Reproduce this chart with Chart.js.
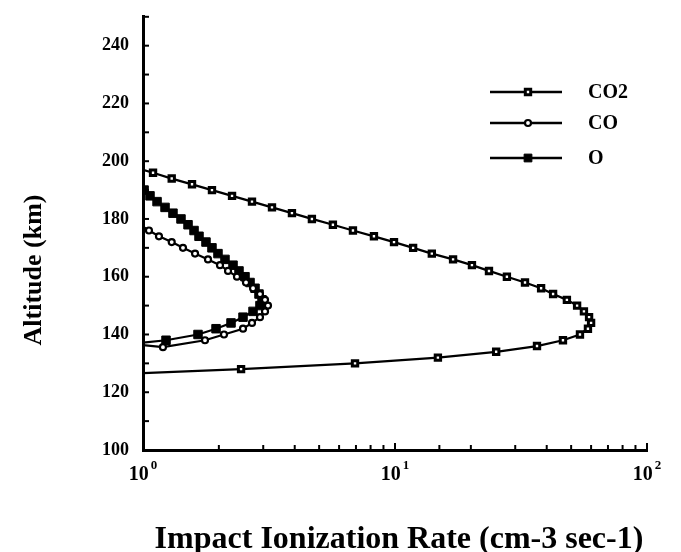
<!DOCTYPE html>
<html>
<head>
<meta charset="utf-8">
<script src="https://cdn.jsdelivr.net/npm/chart.js@4.4.1/dist/chart.umd.min.js"></script>
<style>
  html, body { margin: 0; padding: 0; background: #fff; }
  #wrap { width: 681px; height: 552px; }
</style>
</head>
<body>
<div id="wrap"><canvas id="ionChart" width="681" height="552"></canvas></div>
<script>
// altitude (km) and impact ionization rate (cm-3 sec-1)
const co2Altitude = [197, 196, 194, 192, 190, 188, 186, 184, 182, 180, 178, 176, 174, 172, 170, 168, 166, 164, 162, 160,
  158, 156, 154, 152, 150, 148, 146, 144, 142, 140, 138, 136, 134, 132, 130, 128, 126.6];
const co2Rate = [1.0, 1.096, 1.30, 1.565, 1.878, 2.256, 2.707, 3.25, 3.90, 4.68, 5.67, 6.81, 8.25, 9.91, 11.8, 14.0, 17.0, 20.2, 23.6, 27.8,
  32.8, 38.0, 42.4, 48.1, 52.8, 56.2, 58.9, 60.0, 58.3, 54.2, 46.4, 36.6, 25.2, 14.8, 6.94, 2.45, 1.0];

const coAltitude = [177.3, 176, 174, 172, 170, 168, 166, 164, 162, 160, 158, 156, 154, 152, 150, 148, 146, 144, 142, 140, 138, 135.6, 136.3];
const coRate = [1.0, 1.056, 1.157, 1.30, 1.441, 1.609, 1.811, 2.021, 2.175, 2.36, 2.563, 2.733, 2.912, 3.049, 3.133, 3.049, 2.912, 2.707, 2.494, 2.096, 1.762, 1.20, 1.0];

const oAltitude = [190.4, 190, 188, 186, 184, 182, 180, 178, 176, 174, 172, 170, 168, 166, 164, 162, 160, 158, 156, 154, 152, 150, 148, 146, 144, 142, 140, 138, 137.2];
const oRate = [1.0, 1.01, 1.066, 1.137, 1.223, 1.315, 1.415, 1.509, 1.594, 1.668, 1.778, 1.878, 1.984, 2.115, 2.276, 2.404, 2.540, 2.659, 2.783, 2.886, 2.967, 2.912, 2.733, 2.494, 2.235, 1.949, 1.653, 1.234, 1.0];

const xDecades = [1, 10, 100];
const xDecadeExponents = ['0', '1', '2'];
const yLabelValues = [100, 120, 140, 160, 180, 200, 220, 240];
const xTitle = 'Impact Ionization Rate (cm-3 sec-1)';
const yTitle = 'Altitude (km)';

const serif = 'Liberation Serif';

function toPoints(rates, alts) {
  return rates.map((r, i) => ({ x: r, y: alts[i] }));
}

// no marker where a curve runs into the left axis
function markerSize(r) {
  return ctx => (ctx.raw && ctx.raw.x <= 1.0 ? 0 : r);
}

const axisDecor = {
  id: 'axisDecor',
  afterDraw(chart) {
    const { ctx, chartArea: a, scales: { x, y } } = chart;
    ctx.save();
    ctx.strokeStyle = '#000';
    ctx.lineWidth = 2;
    // inward tick marks
    x.ticks.forEach(t => {
      const px = x.getPixelForValue(t.value);
      const len = xDecades.includes(t.value) ? 7 : 5;
      ctx.beginPath();
      ctx.moveTo(px, a.bottom);
      ctx.lineTo(px, a.bottom - len);
      ctx.stroke();
    });
    y.ticks.forEach(t => {
      const py = y.getPixelForValue(t.value);
      ctx.beginPath();
      ctx.moveTo(a.left, py);
      ctx.lineTo(a.left + 6, py);
      ctx.stroke();
    });
    // decade labels 10^n
    ctx.fillStyle = '#000';
    ctx.textBaseline = 'alphabetic';
    xDecades.forEach((v, i) => {
      const px = x.getPixelForValue(v);
      ctx.font = 'bold 20px "' + serif + '"';
      const w1 = ctx.measureText('10').width;
      ctx.font = 'bold 13px "' + serif + '"';
      const w2 = ctx.measureText(xDecadeExponents[i]).width;
      const left = px - (w1 + w2 + 2) / 2;
      ctx.font = 'bold 20px "' + serif + '"';
      ctx.textAlign = 'left';
      ctx.fillText('10', left, a.bottom + 30);
      ctx.font = 'bold 13px "' + serif + '"';
      ctx.fillText(xDecadeExponents[i], left + w1 + 2, a.bottom + 19);
    });
    // axis titles
    ctx.textAlign = 'center';
    ctx.textBaseline = 'middle';
    ctx.font = 'bold 32px "' + serif + '"';
    ctx.fillText(xTitle, (a.left + a.right) / 2 + 4, 540);
    ctx.save();
    ctx.translate(34, 270);
    ctx.rotate(-Math.PI / 2);
    ctx.font = 'bold 26px "' + serif + '"';
    ctx.fillText(yTitle, 0, 0);
    ctx.restore();
    // legend: line with marker in the middle
    const rows = [92, 123, 158];
    chart.data.datasets.forEach((ds, i) => {
      const yy = rows[i];
      ctx.strokeStyle = '#000';
      ctx.lineWidth = 2.5;
      ctx.beginPath();
      ctx.moveTo(490, yy);
      ctx.lineTo(562, yy);
      ctx.stroke();
      ctx.fillStyle = ds.pointBackgroundColor;
      ctx.lineWidth = ds.pointBorderWidth;
      ctx.beginPath();
      if (ds.pointStyle === 'circle') {
        ctx.arc(528, yy, ds.legendRadius, 0, Math.PI * 2);
      } else {
        const s = ds.legendRadius * Math.SQRT1_2;
        ctx.rect(528 - s, yy - s, 2 * s, 2 * s);
      }
      ctx.fill();
      ctx.stroke();
      ctx.fillStyle = '#000';
      ctx.font = 'bold 20px "' + serif + '"';
      ctx.textAlign = 'left';
      ctx.textBaseline = 'middle';
      ctx.fillText(ds.label, 588, yy + 1);
    });
    ctx.restore();
  }
};

document.addEventListener('DOMContentLoaded', function () {
  const ctx = document.getElementById('ionChart').getContext('2d');
  new Chart(ctx, {
    type: 'scatter',
    data: {
      datasets: [{
        label: 'CO2',
        data: toPoints(co2Rate, co2Altitude),
        showLine: true,
        borderColor: '#000',
        borderWidth: 2.3,
        pointStyle: 'rect',
        pointRadius: markerSize(3.8),
        legendRadius: 3.8,
        pointBorderWidth: 3,
        pointBackgroundColor: '#fff',
        pointBorderColor: '#000'
      }, {
        label: 'CO',
        data: toPoints(coRate, coAltitude),
        showLine: true,
        borderColor: '#000',
        borderWidth: 2.2,
        pointStyle: 'circle',
        pointRadius: markerSize(3),
        legendRadius: 3,
        pointBorderWidth: 2.2,
        pointBackgroundColor: '#fff',
        pointBorderColor: '#000'
      }, {
        label: 'O',
        data: toPoints(oRate, oAltitude),
        showLine: true,
        borderColor: '#000',
        borderWidth: 2.2,
        pointStyle: 'rect',
        pointRadius: markerSize(6),
        legendRadius: 5.5,
        pointBorderWidth: 1,
        pointBackgroundColor: '#000',
        pointBorderColor: '#000'
      }]
    },
    options: {
      responsive: false,
      animation: false,
      layout: { padding: { top: 14, right: 34, left: 0, bottom: 0 } },
      plugins: {
        legend: { display: false },
        tooltip: { enabled: false }
      },
      scales: {
        x: {
          type: 'logarithmic',
          min: 1,
          max: 100,
          grid: { display: false },
          border: { display: true, color: '#000', width: 3 },
          ticks: { callback: () => '', autoSkip: false },
          afterFit: s => { s.height = 102; }
        },
        y: {
          type: 'linear',
          min: 100,
          max: 250,
          grid: { display: false },
          border: { display: true, color: '#000', width: 3 },
          ticks: {
            stepSize: 10,
            autoSkip: false,
            padding: 6,
            color: '#000',
            font: { family: serif, size: 18, weight: 'bold' },
            callback: v => (yLabelValues.includes(v) ? String(v) : '')
          },
          afterFit: s => { s.width = 143; }
        }
      }
    },
    plugins: [axisDecor]
  });
});
</script>
</body>
</html>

Short problem ->
Write out again exactly the lines from the start of the data above through the line containing "6.94, 2.45, 1.0];", inclusive, excluding any pictures.

Solution to the problem ->
Reproduce this chart with Chart.js.
<!DOCTYPE html>
<html>
<head>
<meta charset="utf-8">
<script src="https://cdn.jsdelivr.net/npm/chart.js@4.4.1/dist/chart.umd.min.js"></script>
<style>
  html, body { margin: 0; padding: 0; background: #fff; }
  #wrap { width: 681px; height: 552px; }
</style>
</head>
<body>
<div id="wrap"><canvas id="ionChart" width="681" height="552"></canvas></div>
<script>
// altitude (km) and impact ionization rate (cm-3 sec-1)
const co2Altitude = [197, 196, 194, 192, 190, 188, 186, 184, 182, 180, 178, 176, 174, 172, 170, 168, 166, 164, 162, 160,
  158, 156, 154, 152, 150, 148, 146, 144, 142, 140, 138, 136, 134, 132, 130, 128, 126.6];
const co2Rate = [1.0, 1.096, 1.30, 1.565, 1.878, 2.256, 2.707, 3.25, 3.90, 4.68, 5.67, 6.81, 8.25, 9.91, 11.8, 14.0, 17.0, 20.2, 23.6, 27.8,
  32.8, 38.0, 42.4, 48.1, 52.8, 56.2, 58.9, 60.0, 58.3, 54.2, 46.4, 36.6, 25.2, 14.8, 6.94, 2.45, 1.0];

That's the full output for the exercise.